Match the work requirements:
- Does success depend on precision and speed?
- Are you solving complex problems or executing established processes?
Know your own strengths:
- What feels natural to you as a leader?
- Are you energised by big-picture vision or detailed execution?
The Art of Adaptive Leadership
The leaders I admire most aren’t purists about any single approach. They’ve mastered the ability to flex their style based on what their people and situation require:
- Start with transactional clarity to establish expectations, then shift to coaching to develop capabilities once the foundation is solid.
- Blend transformational vision with servant leadership support to drive ambitious change whilst caring for your people’s wellbeing.
- Use autocratic decisiveness when crisis demands quick action, but return to democratic consultation when planning for the future.

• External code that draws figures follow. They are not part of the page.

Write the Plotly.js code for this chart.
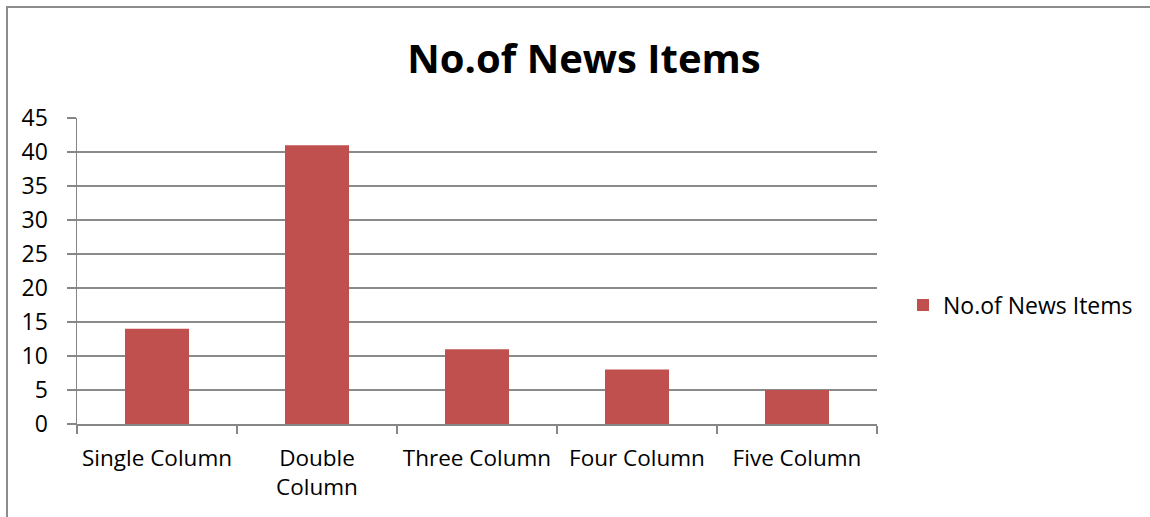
<!DOCTYPE html>
<html>
<head>
<meta charset="utf-8">
<script src="https://cdn.plot.ly/plotly-3.0.1.min.js"></script>
<style>
html,body{margin:0;padding:0;background:#fff;}
#chart{width:1150px;height:517px;}
</style>
</head>
<body>
<div id="chart"></div>
<script>
const categories = ["Single Column", "Double<br>Column", "Three Column", "Four Column", "Five Column"];
const values = [14, 41, 11, 8, 5];
const seriesName = "No.of News Items";
const chartTitle = "No.of News Items";
const yTicks = [0, 5, 10, 15, 20, 25, 30, 35, 40, 45];

const L = 77, R = 877, T = 118, B = 424, W = 1150, H = 517;
const px = x => (x - L) / (R - L);
const py = y => (B - y) / (B - T);

const font = "'Open Sans', 'Noto Sans', sans-serif";

Plotly.newPlot('chart', [{
  type: 'bar',
  x: categories,
  y: values,
  name: seriesName,
  marker: {color: '#C0504D'},
  showlegend: true
}], {
  width: W, height: H,
  margin: {l: L, r: W - R, t: T, b: H - B, pad: 0},
  paper_bgcolor: '#fff',
  plot_bgcolor: '#fff',
  font: {family: font, size: 23, color: '#000'},
  title: {
    text: '<b>' + chartTitle + '</b>',
    font: {family: font, size: 40, color: '#000'},
    x: 584 / W, xref: 'container', xanchor: 'center',
    y: 1 - 59 / H, yref: 'container', yanchor: 'middle'
  },
  bargap: 0.6,
  xaxis: {
    showline: true, linecolor: '#868686', linewidth: 1.5,
    ticks: 'outside', tickson: 'boundaries', ticklen: 8, tickcolor: '#868686', tickwidth: 1.5,
    showgrid: false, tickfont: {family: font, size: 22.5, color: '#000'},
    tickangle: 0, automargin: false,
    ticklabelstandoff: 13, fixedrange: true
  },
  yaxis: {
    range: [0, 45], tickvals: yTicks,
    showline: true, linecolor: '#868686', linewidth: 1.5,
    ticks: 'outside', ticklen: 9, tickcolor: '#868686', tickwidth: 1.5,
    showgrid: true, gridcolor: '#8a8a8a', gridwidth: 1.2,
    zeroline: false, automargin: false,
    tickfont: {family: font, size: 23, color: '#000'},
    ticklabelstandoff: 14, fixedrange: true
  },
  legend: {
    x: px(903), xanchor: 'left', y: py(305), yanchor: 'middle',
    font: {family: font, size: 23, color: '#000'},
    bgcolor: 'rgba(0,0,0,0)'
  },
  shapes: [{
    type: 'rect', xref: 'paper', yref: 'paper',
    x0: px(7), x1: px(1160), y0: py(530), y1: py(7),
    line: {color: '#8c8c8c', width: 2}, fillcolor: 'rgba(0,0,0,0)', layer: 'below'
  }]
}, {displayModeBar: false, staticPlot: true});
</script>
</body>
</html>
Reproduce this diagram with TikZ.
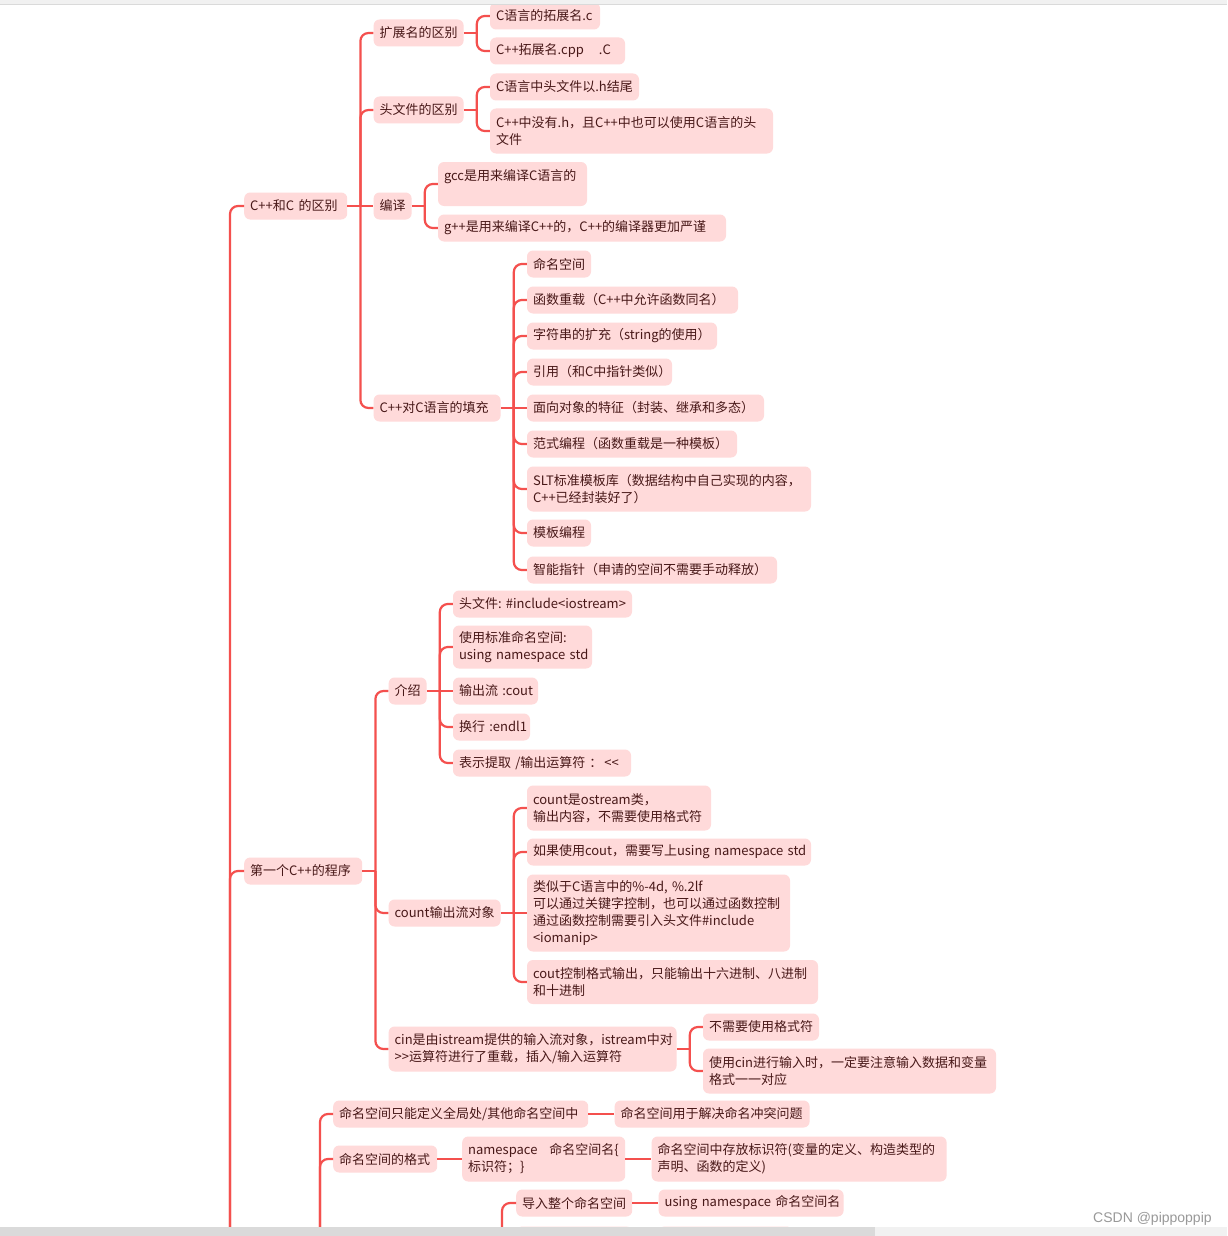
\documentclass[tikz,border=0pt]{standalone}
\usepackage{fontspec}
\usepackage{xcolor}
\usepackage{tikz}
\newfontfamily\cjk{Noto Sans CJK SC}
\newfontfamily\markfont{Liberation Sans}
\definecolor{topicfill}{RGB}{255,218,218}
\definecolor{topicink}{RGB}{72,24,24}
\definecolor{linkred}{RGB}{244,80,78}
\definecolor{barlight}{RGB}{241,241,241}
\definecolor{bardark}{RGB}{218,218,218}
\hyphenpenalty=10000
\exhyphenpenalty=10000

\begin{document}
\begin{tikzpicture}[x=1pt, y=-1pt,
  topic/.style={fill=topicfill, text=topicink, rounded corners=6pt, anchor=west,
    font=\cjk\fontsize{13}{17}\selectfont, align=left, inner xsep=6pt, inner ysep=5pt,
    minimum height=27pt},
  sub/.style={topic, xshift=26pt},
  link/.style={draw=linkred, line width=2.2pt, rounded corners=8pt}
]
  \useasboundingbox (0,0) rectangle (1227,1236);
  \clip (0,0) rectangle (1227,1236);
  \fill[white] (0,0) rectangle (1227,1236);

  % first level
  \node[topic, text width=91pt] (n1) at (244,206) {C++和C~的区别};
  \node[topic, text width=106pt] (n2) at (244,871) {第一个C++的程序};

  % C++ vs C
  \node[sub, text width=78pt] (a1) at (n1.east |- 0,33) {扩展名的区别};
  \node[sub, text width=78pt] (a2) at (n1.east |- 0,110) {头文件的区别};
  \node[sub, text width=26pt] (a3) at (n1.east |- 0,206) {编译};
  \node[sub, text width=115pt] (a4) at (n1.east |- 0,408) {C++对C语言的填充};
  \node[sub, text width=98pt] (a11) at (a1.east |- 0,16) {C语言的拓展名.c};
  \node[sub, text width=123pt] (a12) at (a1.east |- 0,51) {C++拓展名.cpp\kern15pt.C};
  \node[sub, text width=137pt] (a21) at (a2.east |- 0,87) {C语言中头文件以.h结尾};
  \node[sub, text width=271pt, minimum height=45pt] (a22) at (a2.east |- 0,131) {C++中没有.h，且C++中也可以使用C语言的头\\文件};
  \node[sub, text width=137pt, minimum height=44pt] (a31) at (a3.east |- 0,184) {gcc是用来编译C语言的\\\mbox{}};
  \node[sub, text width=276pt] (a32) at (a3.east |- 0,228) {g++是用来编译C++的，C++的编译器更加严谨};
  \node[sub, text width=52pt] (a41) at (a4.east |- 0,264) {命名空间};
  \node[sub, text width=199pt] (a42) at (a4.east |- 0,300) {函数重载（C++中允许函数同名）};
  \node[sub, text width=178pt] (a43) at (a4.east |- 0,336) {字符串的扩充（string的使用）};
  \node[sub, text width=133pt] (a44) at (a4.east |- 0,372) {引用（和C中指针类似）};
  \node[sub, text width=225pt] (a45) at (a4.east |- 0,408) {面向对象的特征（封装、继承和多态）};
  \node[sub, text width=198pt] (a46) at (a4.east |- 0,444) {范式编程（函数重载是一种模板）};
  \node[sub, text width=272pt, minimum height=45pt] (a47) at (a4.east |- 0,489) {SLT标准模板库（数据结构中自己实现的内容，\\C++已经封装好了）};
  \node[sub, text width=52pt] (a48) at (a4.east |- 0,533) {模板编程};
  \node[sub, text width=238pt] (a49) at (a4.east |- 0,570) {智能指针（申请的空间不需要手动释放）};

  % first program
  \node[sub, text width=26pt] (b1) at (n2.east |- 0,691) {介绍};
  \node[sub, text width=100pt] (b2) at (n2.east |- 0,913) {count输出流对象};
  \node[sub, text width=276pt, minimum height=45pt] (b3) at (n2.east |- 0,1049) {cin是由istream提供的输入流对象，istream中对\\>\kern0pt>运算符进行了重载，插入/输入运算符};
  \node[sub, text width=167pt] (b11) at (b1.east |- 0,604) {头文件:~\#include<iostream>};
  \node[sub, text width=127pt, minimum height=43pt] (b12) at (b1.east |- 0,647) {使用标准命名空间:\\using~namespace~std};
  \node[sub, text width=73pt] (b13) at (b1.east |- 0,691) {输出流~:cout};
  \node[sub, text width=65pt] (b14) at (b1.east |- 0,727) {换行~:endl1};
  \node[sub, text width=166pt] (b15) at (b1.east |- 0,763) {表示提取~/输出运算符\kern4pt：\kern2pt<\kern0pt<};
  \node[sub, text width=172pt, minimum height=45pt] (b21) at (b2.east |- 0,808) {count是ostream类，\\输出内容，不需要使用格式符};
  \node[sub, text width=272pt] (b22) at (b2.east |- 0,852) {如果使用cout，需要写上using~namespace~std};
  \node[sub, text width=251pt, minimum height=77pt] (b23) at (b2.east |- 0,913) {类似于C语言中的\%-4d,~\%.2lf\\可以通过关键字控制，也可以通过函数控制\\通过函数控制需要引入头文件\#include\\<iomanip>};
  \node[sub, text width=279pt, minimum height=44pt] (b24) at (b2.east |- 0,982) {cout控制格式输出，只能输出十六进制、八进制\\和十进制};
  \node[sub, text width=104pt] (b31) at (b3.east |- 0,1027) {不需要使用格式符};
  \node[sub, text width=281pt, minimum height=45pt] (b32) at (b3.east |- 0,1071) {使用cin进行输入时，一定要注意输入数据和变量\\格式一一对应};

  % namespace (its parents lie below the page)
  \coordinate (root) at (230,1260);
  \coordinate (nsfork) at (320,1260);
  \coordinate (impfork) at (502,1260);
  \node[topic, text width=243pt] (c1) at (333,1114) {命名空间只能定义全局处/其他命名空间中};
  \node[sub, text width=183pt] (c11) at (c1.east) {命名空间用于解决命名冲突问题};
  \node[topic, text width=92pt] (c2) at (333,1159) {命名空间的格式};
  \node[topic, text width=151pt, minimum height=45pt] (c21) at (462,1159) {namespace\kern12pt命名空间名\{\\标识符；\}};
  \node[sub, text width=283pt, minimum height=45pt] (c22) at (c21.east) {命名空间中存放标识符(变量的定义、构造类型的\\声明、函数的定义)};
  \node[topic, text width=104pt] (c31) at (516,1203) {导入整个命名空间};
  \node[sub, text width=173pt] (c311) at (c31.east) {using~namespace~命名空间名};
  \node[topic, text width=104pt] (c32) at (516,1240) {};
  \node[sub, text width=122pt] (c321) at (c32.east) {};

  % links
  \draw[link] (root) |- (n1.west);
  \draw[link] (root) |- (n2.west);

  \draw[link] (n1.east) -- (a3.west);
  \draw[link] (n1.east) ++(13,0) |- (a1.west);
  \draw[link] (n1.east) ++(13,0) |- (a2.west);
  \draw[link] (n1.east) ++(13,0) |- (a4.west);

  \draw[link] (a1.east) -- ++(13,0);
  \draw[link] (a1.east) ++(13,0) |- (a11.west);
  \draw[link] (a1.east) ++(13,0) |- (a12.west);
  \draw[link] (a2.east) -- ++(13,0);
  \draw[link] (a2.east) ++(13,0) |- (a21.west);
  \draw[link] (a2.east) ++(13,0) |- (a22.west);
  \draw[link] (a3.east) -- ++(13,0);
  \draw[link] (a3.east) ++(13,0) |- (a31.west);
  \draw[link] (a3.east) ++(13,0) |- (a32.west);

  \draw[link] (a4.east) -- (a45.west);
  \draw[link] (a4.east) ++(13,0) |- (a41.west);
  \draw[link] (a4.east) ++(13,0) |- (a42.west);
  \draw[link] (a4.east) ++(13,0) |- (a43.west);
  \draw[link] (a4.east) ++(13,0) |- (a44.west);
  \draw[link] (a4.east) ++(13,0) |- (a46.west);
  \draw[link] (a4.east) ++(13,0) |- (a47.west);
  \draw[link] (a4.east) ++(13,0) |- (a48.west);
  \draw[link] (a4.east) ++(13,0) |- (a49.west);

  \draw[link] (n2.east) -- ++(13,0);
  \draw[link] (n2.east) ++(13,0) |- (b1.west);
  \draw[link] (n2.east) ++(13,0) |- (b2.west);
  \draw[link] (n2.east) ++(13,0) |- (b3.west);

  \draw[link] (b1.east) -- (b13.west);
  \draw[link] (b1.east) ++(13,0) |- (b11.west);
  \draw[link] (b1.east) ++(13,0) |- (b12.west);
  \draw[link] (b1.east) ++(13,0) |- (b14.west);
  \draw[link] (b1.east) ++(13,0) |- (b15.west);

  \draw[link] (b2.east) -- (b23.west);
  \draw[link] (b2.east) ++(13,0) |- (b21.west);
  \draw[link] (b2.east) ++(13,0) |- (b22.west);
  \draw[link] (b2.east) ++(13,0) |- (b24.west);

  \draw[link] (b3.east) -- ++(13,0);
  \draw[link] (b3.east) ++(13,0) |- (b31.west);
  \draw[link] (b3.east) ++(13,0) |- (b32.west);

  \draw[link] (nsfork) |- (c1.west);
  \draw[link] (nsfork) |- (c2.west);
  \draw[link] (c1.east) -- (c11.west);
  \draw[link] (c2.east) -- (c21.west);
  \draw[link] (c21.east) -- (c22.west);
  \draw[link] (impfork) |- (c31.west);
  \draw[link] (impfork) |- (c32.west);
  \draw[link] (c31.east) -- (c311.west);
  \draw[link] (c32.east) -- (c321.west);

  % window frame
  \fill[barlight] (0,0) rectangle (1227,4);
  \draw[bardark] (0,4.5) -- (1227,4.5);
  \fill[bardark] (0,1227) rectangle (875,1236);
  \fill[barlight] (875,1227) rectangle (1227,1236);
  \node[anchor=west, inner sep=0pt, font=\markfont\fontsize{14}{16}\selectfont, text=black!40] (mark) at (1093,1219) {CSDN @pippoppip};
\end{tikzpicture}
\end{document}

This flexibility requires emotional intelligence and the humility to recognise when your preferred approach isn’t serving the moment.
When Leadership Styles Collide: A Practical Example
Picture this: your marketing team faces a critical campaign deadline whilst simultaneously needing to develop new capabilities for upcoming projects. A purely transactional approach might deliver the immediate deadline but leave people feeling used. Pure coaching might develop great skills but miss the urgent business need.
The most effective response? Begin with transactional clarity about what must be delivered and by when. Layer in transformational inspiration about why this work matters. Follow through with coaching support to help people learn from the experience and prepare for future challenges.
This adaptive approach acknowledges the complexity of real organisational life rather than forcing artificial simplicity.
Making Leadership Work for Your Organisation
Leadership isn’t about finding the perfect formula and sticking to it. It’s about understanding your people deeply enough to know what they need from you in different moments and having the skills to provide it.
Whether you’re supporting a new manager finding their feet or helping an experienced leader navigate new challenges, remember that leadership style directly impacts team performance through the daily interactions that either energise or drain your people.
The leaders who consistently get the best results are those who’ve learned when to direct, when to support and when to step back. They’ve built cultures where trust enables high performance, where people feel both challenged and supported, and where adapting to change becomes a shared capability rather than an individual burden.